Frontier reported a $5 million decline in Connecticut revenues, a factor it anticipated due to broadband pricing migrations. Since that time it has been scaling up its subscriber base while introducing a new 100 Mbps residential DSL speed tier.

"The biggest lesson learned from Connecticut in late Q4 and in Q1 was the pricing migration that we allowed to happen," Jureller said. "I'd say the month of March was our low month from a residential revenue perspective, but we have been stable ever since then."

To ensure that the pricing issue does not happen when it does complete the Verizon deal, it has already established a set of pricing and packaging in these markets.  

"What we're doing with our Verizon properties is we are instituting the pricing and packages today in our Verizon footprints that we'll bring in with the customers so that once we close there will be no change or no migration to which we will have an issue when we bring on new customers," Jureller said. "Dan [McCarthy] and his team, including our call center team and video team are completely aligned to make sure it's a similar experience."

Besides creating consistent pricing and packaging for its residential customer set, the service provider will expand broadband deeper into California, Florida and Texas.

One example of this will be in California.
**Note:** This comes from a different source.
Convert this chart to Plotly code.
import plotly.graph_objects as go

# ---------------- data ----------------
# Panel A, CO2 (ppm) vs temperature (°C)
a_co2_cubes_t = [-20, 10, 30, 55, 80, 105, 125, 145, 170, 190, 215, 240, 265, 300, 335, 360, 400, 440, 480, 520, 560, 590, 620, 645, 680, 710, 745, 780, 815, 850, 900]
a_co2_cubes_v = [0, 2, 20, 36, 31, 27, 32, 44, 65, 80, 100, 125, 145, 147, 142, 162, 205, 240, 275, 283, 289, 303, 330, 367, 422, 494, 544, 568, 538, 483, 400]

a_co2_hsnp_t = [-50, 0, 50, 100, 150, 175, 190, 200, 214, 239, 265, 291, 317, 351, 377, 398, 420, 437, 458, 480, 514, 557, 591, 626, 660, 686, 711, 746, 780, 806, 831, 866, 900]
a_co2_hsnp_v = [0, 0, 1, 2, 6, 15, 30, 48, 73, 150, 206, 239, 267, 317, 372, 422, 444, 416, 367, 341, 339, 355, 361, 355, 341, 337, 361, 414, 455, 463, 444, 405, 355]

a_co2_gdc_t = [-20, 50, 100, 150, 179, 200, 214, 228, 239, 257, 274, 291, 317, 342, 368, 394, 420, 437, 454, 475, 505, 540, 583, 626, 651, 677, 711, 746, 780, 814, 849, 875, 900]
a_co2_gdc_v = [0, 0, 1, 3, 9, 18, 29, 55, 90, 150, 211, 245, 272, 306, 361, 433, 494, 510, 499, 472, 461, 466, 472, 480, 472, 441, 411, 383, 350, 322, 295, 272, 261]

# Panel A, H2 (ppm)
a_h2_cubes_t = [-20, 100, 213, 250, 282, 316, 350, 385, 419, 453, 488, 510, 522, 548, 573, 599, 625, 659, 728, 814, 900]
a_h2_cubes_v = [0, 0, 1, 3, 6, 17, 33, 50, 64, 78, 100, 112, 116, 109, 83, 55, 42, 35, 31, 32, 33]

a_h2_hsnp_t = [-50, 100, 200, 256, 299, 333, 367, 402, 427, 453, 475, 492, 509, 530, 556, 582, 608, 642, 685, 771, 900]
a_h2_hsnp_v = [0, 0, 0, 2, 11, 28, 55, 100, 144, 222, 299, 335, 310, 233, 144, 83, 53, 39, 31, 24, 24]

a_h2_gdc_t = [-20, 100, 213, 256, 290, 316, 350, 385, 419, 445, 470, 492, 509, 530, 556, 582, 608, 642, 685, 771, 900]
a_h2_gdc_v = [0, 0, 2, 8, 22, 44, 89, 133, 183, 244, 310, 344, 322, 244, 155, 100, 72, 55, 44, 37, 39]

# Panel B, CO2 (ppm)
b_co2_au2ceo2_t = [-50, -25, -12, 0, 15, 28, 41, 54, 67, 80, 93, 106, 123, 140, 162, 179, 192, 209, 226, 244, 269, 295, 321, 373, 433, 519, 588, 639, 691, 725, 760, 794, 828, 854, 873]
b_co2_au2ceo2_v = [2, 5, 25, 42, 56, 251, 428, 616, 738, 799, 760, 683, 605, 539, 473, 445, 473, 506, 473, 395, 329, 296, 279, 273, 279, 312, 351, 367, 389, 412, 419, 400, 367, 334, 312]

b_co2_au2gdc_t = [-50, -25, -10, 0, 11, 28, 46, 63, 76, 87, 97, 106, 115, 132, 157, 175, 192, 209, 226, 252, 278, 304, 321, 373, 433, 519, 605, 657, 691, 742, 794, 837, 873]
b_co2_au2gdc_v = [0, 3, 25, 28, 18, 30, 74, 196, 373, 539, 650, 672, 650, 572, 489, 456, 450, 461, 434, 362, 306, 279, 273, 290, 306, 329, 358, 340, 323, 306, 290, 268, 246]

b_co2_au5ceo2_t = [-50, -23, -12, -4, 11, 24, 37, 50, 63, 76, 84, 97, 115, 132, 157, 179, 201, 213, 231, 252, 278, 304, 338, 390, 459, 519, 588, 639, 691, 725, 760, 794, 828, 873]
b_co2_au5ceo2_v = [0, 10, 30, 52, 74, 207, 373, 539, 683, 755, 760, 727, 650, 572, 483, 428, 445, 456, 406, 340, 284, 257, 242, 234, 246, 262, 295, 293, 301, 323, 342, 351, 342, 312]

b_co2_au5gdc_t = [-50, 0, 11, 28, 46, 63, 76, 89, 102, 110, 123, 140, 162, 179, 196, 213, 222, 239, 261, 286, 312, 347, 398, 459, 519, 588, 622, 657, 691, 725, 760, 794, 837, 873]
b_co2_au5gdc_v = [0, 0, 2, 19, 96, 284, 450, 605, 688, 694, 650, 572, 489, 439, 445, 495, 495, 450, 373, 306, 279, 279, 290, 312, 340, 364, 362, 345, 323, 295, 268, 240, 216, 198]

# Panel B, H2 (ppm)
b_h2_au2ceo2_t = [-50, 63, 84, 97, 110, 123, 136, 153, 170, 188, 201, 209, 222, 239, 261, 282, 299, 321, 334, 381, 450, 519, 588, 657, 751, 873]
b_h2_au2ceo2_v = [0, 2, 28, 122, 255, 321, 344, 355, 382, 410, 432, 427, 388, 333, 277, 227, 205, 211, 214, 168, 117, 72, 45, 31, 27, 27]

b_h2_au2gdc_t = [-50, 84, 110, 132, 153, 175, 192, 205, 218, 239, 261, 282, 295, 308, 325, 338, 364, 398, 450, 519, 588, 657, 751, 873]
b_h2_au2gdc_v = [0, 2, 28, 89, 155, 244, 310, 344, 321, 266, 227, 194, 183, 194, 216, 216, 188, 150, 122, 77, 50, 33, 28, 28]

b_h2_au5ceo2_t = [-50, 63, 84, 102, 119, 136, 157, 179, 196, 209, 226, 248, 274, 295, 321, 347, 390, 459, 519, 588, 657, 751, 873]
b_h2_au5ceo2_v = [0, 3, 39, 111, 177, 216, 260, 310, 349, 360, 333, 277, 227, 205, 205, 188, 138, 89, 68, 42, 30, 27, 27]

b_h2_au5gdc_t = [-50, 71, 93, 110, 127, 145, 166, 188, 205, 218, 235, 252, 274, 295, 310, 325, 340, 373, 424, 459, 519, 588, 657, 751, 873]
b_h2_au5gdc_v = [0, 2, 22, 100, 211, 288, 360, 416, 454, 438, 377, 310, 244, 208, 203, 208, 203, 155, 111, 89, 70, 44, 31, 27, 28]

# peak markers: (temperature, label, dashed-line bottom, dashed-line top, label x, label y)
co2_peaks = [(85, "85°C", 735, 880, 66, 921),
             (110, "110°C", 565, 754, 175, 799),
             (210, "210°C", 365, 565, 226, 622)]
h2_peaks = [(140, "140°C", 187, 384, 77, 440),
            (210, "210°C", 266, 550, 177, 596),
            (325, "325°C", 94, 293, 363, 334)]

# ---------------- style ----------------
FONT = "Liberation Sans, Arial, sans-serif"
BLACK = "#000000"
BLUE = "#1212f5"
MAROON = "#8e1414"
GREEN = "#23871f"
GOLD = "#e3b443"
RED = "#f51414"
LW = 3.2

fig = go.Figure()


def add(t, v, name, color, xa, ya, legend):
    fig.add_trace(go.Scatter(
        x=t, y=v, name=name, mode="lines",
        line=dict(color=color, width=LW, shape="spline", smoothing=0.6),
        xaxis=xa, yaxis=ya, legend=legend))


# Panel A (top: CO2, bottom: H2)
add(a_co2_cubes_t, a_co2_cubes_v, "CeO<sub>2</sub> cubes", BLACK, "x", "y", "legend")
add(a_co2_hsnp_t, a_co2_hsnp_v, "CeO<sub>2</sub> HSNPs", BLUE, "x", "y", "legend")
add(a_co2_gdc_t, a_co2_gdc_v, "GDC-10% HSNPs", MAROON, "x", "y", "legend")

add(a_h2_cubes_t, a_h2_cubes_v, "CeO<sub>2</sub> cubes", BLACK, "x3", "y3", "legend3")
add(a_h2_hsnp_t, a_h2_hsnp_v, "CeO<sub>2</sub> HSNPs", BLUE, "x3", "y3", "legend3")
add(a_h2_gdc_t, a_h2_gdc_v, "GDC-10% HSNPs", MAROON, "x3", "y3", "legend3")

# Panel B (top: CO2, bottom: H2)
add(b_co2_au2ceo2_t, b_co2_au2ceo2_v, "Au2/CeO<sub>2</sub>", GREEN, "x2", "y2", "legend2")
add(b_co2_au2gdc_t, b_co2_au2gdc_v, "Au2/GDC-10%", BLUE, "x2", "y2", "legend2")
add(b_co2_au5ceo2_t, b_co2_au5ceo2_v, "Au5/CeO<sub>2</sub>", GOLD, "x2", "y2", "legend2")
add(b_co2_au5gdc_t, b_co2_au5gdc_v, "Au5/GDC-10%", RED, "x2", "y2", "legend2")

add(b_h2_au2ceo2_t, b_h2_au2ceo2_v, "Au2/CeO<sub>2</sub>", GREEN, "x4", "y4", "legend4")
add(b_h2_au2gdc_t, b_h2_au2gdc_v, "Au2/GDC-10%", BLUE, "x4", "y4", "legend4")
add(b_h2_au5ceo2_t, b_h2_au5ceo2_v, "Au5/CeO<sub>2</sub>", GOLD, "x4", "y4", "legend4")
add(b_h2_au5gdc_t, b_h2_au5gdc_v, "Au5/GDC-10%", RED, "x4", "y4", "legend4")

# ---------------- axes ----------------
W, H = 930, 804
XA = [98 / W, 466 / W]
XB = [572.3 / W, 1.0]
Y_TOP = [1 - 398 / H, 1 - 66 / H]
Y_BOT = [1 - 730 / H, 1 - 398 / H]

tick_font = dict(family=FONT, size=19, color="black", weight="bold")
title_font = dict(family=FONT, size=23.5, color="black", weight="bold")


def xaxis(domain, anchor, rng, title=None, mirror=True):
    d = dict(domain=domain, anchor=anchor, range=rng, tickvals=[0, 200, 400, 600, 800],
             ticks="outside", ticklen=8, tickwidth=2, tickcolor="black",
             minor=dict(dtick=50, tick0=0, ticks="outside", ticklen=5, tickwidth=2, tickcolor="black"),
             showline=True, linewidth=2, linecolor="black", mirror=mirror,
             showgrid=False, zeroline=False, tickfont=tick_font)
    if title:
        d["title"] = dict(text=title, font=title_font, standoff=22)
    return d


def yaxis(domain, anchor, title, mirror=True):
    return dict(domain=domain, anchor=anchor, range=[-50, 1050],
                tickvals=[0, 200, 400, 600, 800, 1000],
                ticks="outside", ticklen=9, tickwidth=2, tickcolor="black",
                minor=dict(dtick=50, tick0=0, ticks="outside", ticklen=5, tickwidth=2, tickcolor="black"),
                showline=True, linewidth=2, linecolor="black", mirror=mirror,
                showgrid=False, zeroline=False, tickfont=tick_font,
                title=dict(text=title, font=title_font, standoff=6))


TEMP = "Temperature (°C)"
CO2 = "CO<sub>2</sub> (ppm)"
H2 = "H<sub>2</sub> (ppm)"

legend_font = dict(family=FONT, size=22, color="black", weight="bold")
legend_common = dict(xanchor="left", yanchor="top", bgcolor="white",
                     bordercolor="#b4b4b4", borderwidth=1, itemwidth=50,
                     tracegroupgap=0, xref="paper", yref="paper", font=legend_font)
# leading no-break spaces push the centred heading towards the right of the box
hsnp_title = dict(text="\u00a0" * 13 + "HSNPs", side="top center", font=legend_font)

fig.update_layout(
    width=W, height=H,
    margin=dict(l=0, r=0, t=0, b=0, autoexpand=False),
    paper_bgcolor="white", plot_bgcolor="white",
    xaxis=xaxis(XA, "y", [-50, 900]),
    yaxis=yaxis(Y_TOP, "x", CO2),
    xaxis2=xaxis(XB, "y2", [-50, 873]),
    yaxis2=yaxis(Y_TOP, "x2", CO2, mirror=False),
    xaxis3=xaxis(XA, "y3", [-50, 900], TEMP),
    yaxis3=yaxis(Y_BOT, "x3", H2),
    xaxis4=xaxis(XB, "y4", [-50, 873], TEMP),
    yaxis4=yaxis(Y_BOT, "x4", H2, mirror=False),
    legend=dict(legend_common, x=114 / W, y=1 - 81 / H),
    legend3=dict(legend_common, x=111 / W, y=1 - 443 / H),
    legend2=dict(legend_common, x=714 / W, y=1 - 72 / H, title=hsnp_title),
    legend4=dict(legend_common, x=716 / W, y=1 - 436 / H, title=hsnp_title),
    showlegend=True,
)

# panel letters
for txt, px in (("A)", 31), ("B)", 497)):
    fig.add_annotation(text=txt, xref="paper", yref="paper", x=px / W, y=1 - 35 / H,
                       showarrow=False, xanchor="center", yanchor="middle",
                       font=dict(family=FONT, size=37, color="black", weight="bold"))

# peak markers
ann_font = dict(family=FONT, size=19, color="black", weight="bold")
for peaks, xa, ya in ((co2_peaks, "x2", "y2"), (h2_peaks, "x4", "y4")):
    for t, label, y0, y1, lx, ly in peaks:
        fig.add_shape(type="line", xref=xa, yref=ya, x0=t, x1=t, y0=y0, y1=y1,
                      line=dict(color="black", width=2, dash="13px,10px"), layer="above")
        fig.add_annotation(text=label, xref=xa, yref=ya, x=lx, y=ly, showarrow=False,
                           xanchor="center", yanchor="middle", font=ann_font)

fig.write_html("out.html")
Frontier is currently awaiting the California Public Utility Commissions' approval of the deal.

Leveraging a mix of its own capital and funds from phase two of the FCC's Connect America Fund (CAF-II), the service provider plans to extend service to a number of unserved rural areas.
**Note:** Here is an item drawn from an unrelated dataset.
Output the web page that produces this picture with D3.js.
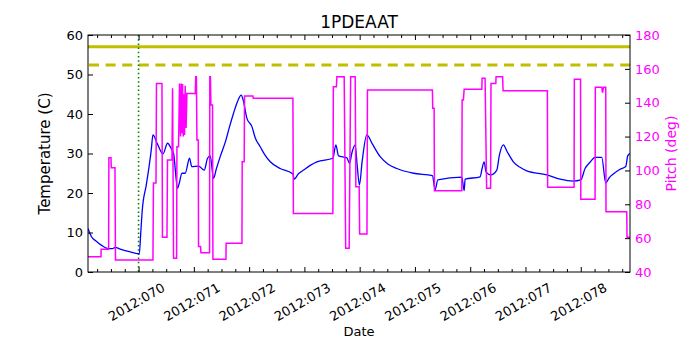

In California, the service provider plans to use $32 million in CAF-II funding annually over the next six years for broadband deployment in Verizon high-cost service areas. During this six-year period, Frontier forecasts that CAF-II funding could enable it to bring 10/1 Mbps broadband service to nearly 77,000 rural locations within this territory.

"There's a lot of space in California that's not served by broadband," Jureller said. "There were already plans underway we had to serve those markets, but we can leverage our capital with the CAF-II funding we're getting to further enhance those capabilities."
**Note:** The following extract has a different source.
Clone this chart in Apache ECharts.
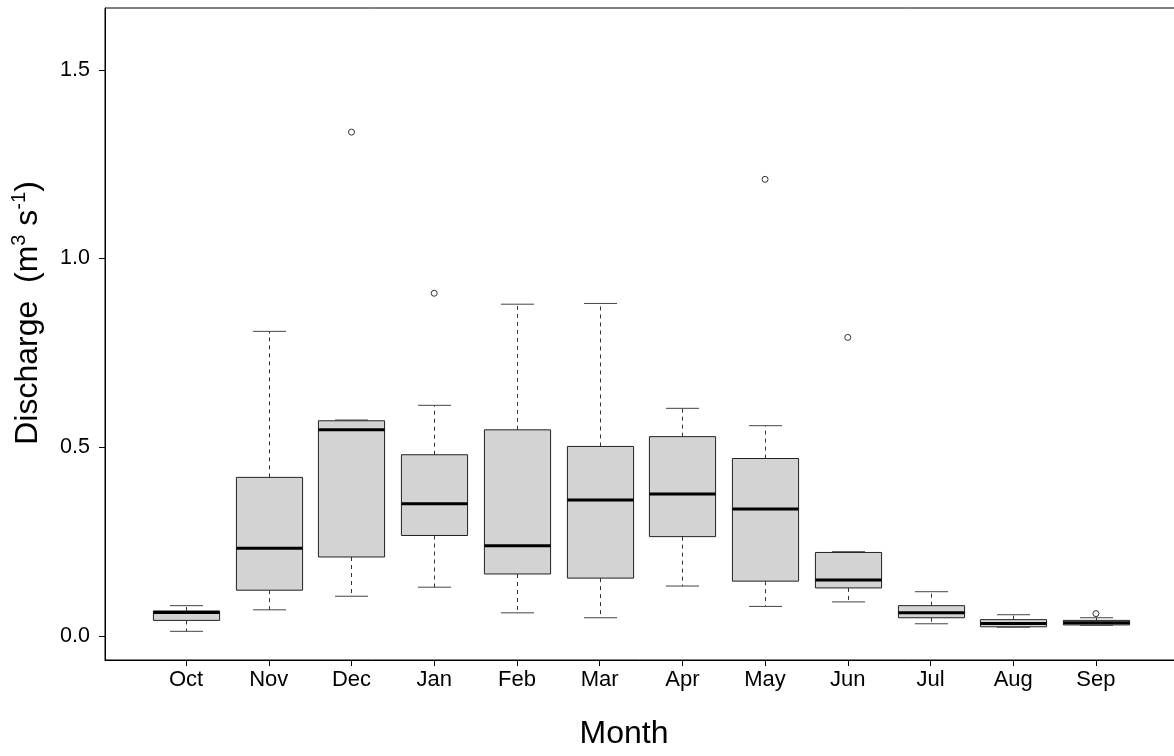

It will also work to further expand its FiOS footprint in Texas, a market that has seen FTTH penetration continue to ramp under Verizon.

"We're going to continue to enhance the FiOS market in Texas," Jureller said. "We still think there's opportunity to grow the FiOS share in Texas and we'll continue to drive that in California and Texas."

FiOS will also enhance DSL capabilities in markets where it has no FTTH network infrastructure in these three states. This could include a mix of traditional ADSL2+, VDSL2, and potentially G.fast depending on how much fiber it has in a particular area connected to local nodes and plant conditions.

"What we'll also do is enhance the non-FiOS properties in each of those states," Jureller said. "We see it as a great opportunity for us because today we operate in a lot of non-FiOS markets so we're really good at upgrading capabilities, electronics and competing against cable in non-FiOS markets."

Jureller pointed out how the company has had 11 quarters of broadband net additions against cable competitors in its markets. During the third quarter it added 27,000 new broadband customers amidst a rise in customer churn due to seasonal trends and customers dropping voice services and moving out of territory.

"We think we can drive better performance in the DSL territories in those three states," Jureller said.